Find, in the records below, the line that contains "Reproduce this chart with matplotlib." and the line that contains "plt.rcParams['font.weight'] = 'bold'". Copy those two lines and everything between them exactly, but not the pictures.

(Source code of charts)
══════
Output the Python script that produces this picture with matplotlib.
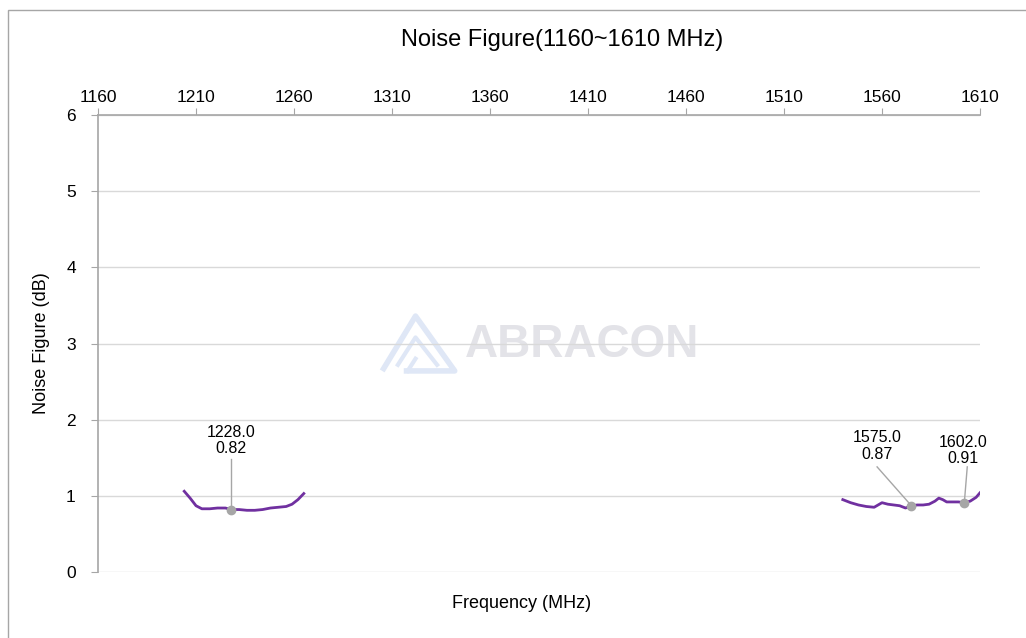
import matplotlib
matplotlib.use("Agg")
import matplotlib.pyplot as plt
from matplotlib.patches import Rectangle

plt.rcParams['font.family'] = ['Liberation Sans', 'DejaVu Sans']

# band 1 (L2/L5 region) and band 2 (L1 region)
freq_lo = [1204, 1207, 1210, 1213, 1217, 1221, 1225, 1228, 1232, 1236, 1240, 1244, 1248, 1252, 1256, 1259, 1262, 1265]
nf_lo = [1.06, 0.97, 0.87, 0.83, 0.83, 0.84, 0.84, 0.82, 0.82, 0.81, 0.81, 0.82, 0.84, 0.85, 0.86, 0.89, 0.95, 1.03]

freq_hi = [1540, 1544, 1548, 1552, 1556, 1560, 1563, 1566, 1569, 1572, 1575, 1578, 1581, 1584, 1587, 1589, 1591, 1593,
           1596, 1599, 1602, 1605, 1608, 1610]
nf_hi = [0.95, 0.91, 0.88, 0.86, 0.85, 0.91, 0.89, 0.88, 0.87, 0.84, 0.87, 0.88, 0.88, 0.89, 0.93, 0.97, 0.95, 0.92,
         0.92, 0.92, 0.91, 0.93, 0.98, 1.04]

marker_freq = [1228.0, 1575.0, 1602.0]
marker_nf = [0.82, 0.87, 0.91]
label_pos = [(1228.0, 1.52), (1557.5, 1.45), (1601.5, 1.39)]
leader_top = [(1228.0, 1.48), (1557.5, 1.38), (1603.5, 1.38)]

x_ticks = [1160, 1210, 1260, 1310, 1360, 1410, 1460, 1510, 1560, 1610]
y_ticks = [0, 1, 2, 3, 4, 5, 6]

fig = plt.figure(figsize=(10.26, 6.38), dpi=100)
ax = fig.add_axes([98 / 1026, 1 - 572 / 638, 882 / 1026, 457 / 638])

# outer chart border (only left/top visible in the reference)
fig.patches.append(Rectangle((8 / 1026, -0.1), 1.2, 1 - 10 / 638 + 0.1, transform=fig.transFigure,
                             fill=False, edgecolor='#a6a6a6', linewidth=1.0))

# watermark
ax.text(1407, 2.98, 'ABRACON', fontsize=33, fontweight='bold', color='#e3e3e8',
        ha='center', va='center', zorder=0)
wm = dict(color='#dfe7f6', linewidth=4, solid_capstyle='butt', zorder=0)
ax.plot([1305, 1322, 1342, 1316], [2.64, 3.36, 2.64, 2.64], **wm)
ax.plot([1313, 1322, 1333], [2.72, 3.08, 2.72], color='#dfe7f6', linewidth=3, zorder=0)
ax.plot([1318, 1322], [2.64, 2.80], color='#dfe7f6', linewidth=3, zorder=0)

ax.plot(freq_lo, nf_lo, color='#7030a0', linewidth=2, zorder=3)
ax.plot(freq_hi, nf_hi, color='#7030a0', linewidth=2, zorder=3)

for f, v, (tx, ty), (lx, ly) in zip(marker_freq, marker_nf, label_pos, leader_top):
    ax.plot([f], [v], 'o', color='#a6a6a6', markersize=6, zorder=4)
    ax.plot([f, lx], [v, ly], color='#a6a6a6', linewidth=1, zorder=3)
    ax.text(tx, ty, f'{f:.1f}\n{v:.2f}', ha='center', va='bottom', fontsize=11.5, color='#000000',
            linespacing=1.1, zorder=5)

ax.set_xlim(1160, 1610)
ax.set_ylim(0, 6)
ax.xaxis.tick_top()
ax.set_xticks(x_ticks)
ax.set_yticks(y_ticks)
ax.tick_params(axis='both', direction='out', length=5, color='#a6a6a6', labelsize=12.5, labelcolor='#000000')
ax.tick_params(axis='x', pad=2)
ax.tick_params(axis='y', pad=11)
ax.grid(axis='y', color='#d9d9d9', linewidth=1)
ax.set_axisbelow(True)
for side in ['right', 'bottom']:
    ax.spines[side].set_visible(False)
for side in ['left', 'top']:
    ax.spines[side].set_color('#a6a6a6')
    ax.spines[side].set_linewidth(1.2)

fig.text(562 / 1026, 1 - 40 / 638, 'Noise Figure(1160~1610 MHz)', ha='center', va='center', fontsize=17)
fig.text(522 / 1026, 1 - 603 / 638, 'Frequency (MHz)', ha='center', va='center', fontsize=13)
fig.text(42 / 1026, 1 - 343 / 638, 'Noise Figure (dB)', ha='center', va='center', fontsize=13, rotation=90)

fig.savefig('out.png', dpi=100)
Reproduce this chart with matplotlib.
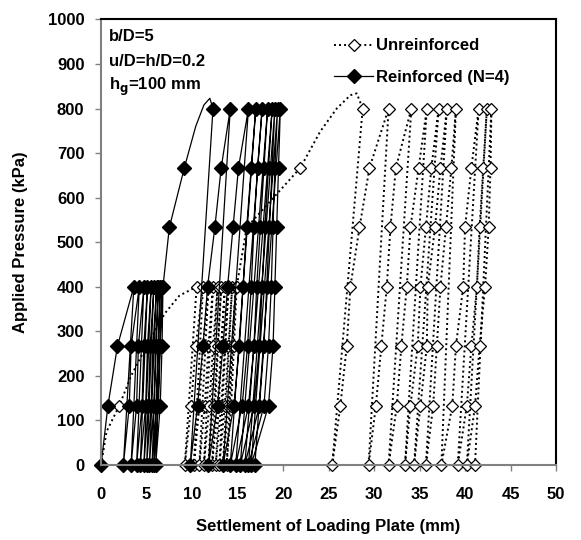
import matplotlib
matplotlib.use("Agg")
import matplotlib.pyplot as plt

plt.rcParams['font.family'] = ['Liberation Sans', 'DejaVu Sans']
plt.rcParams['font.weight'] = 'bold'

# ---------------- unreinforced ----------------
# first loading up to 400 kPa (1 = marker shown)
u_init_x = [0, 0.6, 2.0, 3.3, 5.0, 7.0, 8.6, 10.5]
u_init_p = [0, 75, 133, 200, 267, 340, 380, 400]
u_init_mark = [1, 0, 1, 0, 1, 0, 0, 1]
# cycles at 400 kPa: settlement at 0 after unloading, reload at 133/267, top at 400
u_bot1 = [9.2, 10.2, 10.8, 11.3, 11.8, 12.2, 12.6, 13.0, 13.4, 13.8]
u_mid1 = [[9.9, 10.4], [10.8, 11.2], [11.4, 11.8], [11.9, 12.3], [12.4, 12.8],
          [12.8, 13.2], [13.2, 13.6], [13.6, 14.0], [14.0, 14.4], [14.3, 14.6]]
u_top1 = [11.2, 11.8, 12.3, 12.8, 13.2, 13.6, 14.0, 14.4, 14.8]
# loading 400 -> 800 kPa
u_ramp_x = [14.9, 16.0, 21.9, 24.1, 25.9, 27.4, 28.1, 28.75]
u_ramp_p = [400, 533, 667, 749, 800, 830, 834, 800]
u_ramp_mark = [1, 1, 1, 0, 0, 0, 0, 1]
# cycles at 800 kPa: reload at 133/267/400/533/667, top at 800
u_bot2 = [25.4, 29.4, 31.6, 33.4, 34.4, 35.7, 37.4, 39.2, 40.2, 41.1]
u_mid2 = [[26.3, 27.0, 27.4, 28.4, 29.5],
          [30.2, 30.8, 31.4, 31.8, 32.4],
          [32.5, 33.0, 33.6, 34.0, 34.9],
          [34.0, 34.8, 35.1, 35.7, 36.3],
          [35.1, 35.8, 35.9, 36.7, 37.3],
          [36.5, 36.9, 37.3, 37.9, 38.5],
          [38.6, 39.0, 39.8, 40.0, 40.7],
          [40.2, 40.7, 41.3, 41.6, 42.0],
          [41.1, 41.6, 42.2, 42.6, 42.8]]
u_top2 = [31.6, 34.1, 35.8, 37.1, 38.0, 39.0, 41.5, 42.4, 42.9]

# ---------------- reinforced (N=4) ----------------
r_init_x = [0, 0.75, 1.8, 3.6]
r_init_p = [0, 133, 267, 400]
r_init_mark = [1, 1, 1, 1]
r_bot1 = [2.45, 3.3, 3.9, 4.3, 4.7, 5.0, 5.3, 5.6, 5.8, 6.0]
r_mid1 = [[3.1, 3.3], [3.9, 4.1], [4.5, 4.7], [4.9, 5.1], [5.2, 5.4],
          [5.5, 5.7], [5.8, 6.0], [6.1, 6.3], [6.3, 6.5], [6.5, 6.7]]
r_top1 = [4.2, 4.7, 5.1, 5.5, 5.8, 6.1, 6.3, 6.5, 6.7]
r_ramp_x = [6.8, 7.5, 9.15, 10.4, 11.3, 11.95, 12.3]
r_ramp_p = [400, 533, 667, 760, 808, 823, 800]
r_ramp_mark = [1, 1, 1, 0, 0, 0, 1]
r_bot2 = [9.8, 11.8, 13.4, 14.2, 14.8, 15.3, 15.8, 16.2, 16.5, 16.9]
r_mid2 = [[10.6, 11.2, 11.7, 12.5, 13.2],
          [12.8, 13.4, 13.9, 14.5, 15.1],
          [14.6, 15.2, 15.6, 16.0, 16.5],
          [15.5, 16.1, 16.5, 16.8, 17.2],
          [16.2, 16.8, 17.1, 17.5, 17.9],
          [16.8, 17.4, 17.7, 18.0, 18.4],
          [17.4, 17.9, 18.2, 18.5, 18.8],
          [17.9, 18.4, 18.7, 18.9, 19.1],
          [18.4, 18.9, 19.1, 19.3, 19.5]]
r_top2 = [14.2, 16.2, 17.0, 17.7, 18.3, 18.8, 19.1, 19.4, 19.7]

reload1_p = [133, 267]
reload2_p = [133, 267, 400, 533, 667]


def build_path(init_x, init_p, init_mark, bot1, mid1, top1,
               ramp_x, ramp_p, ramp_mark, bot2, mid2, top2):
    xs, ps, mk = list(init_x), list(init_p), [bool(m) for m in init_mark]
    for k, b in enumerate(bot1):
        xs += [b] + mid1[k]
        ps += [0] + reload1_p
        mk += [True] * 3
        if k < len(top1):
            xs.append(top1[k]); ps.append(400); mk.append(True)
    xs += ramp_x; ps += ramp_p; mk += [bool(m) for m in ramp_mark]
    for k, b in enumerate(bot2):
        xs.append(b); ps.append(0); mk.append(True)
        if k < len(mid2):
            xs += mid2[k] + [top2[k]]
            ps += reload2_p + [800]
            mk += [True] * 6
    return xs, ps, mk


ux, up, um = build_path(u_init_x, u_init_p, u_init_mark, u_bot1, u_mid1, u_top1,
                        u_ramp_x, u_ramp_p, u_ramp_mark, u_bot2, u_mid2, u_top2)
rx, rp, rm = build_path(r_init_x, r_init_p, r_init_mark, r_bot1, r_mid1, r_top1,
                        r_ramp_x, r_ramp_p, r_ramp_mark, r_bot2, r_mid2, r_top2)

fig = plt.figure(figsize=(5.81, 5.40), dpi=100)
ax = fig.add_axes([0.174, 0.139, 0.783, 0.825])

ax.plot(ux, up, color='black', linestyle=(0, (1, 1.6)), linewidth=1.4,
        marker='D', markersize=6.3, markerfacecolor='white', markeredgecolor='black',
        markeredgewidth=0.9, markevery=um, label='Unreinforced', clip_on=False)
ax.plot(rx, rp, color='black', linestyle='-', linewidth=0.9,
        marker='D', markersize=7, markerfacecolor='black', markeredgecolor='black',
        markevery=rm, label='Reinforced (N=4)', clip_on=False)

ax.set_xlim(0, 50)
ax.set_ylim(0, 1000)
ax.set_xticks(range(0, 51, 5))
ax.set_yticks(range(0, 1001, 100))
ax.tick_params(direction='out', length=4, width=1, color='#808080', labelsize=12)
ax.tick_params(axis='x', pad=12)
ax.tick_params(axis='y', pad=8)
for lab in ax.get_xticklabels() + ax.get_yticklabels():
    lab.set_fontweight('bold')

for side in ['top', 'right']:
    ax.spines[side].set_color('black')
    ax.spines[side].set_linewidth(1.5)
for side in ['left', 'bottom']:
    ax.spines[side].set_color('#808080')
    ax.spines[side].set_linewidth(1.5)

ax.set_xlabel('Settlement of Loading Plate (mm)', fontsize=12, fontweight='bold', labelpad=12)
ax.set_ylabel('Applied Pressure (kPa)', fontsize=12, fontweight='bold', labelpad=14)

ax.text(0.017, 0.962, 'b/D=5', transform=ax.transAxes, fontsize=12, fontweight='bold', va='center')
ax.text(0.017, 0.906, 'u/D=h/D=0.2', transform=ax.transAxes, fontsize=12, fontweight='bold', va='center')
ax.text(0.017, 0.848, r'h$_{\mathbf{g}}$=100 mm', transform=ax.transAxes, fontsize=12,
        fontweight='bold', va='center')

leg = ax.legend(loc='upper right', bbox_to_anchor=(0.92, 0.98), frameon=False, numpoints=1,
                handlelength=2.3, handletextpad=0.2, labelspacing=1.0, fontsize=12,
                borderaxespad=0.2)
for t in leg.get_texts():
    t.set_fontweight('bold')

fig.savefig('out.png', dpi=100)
══════
● Answer to this exercise:
Reproduce this chart with matplotlib.
import matplotlib
matplotlib.use("Agg")
import matplotlib.pyplot as plt

plt.rcParams['font.family'] = ['Liberation Sans', 'DejaVu Sans']
plt.rcParams['font.weight'] = 'bold'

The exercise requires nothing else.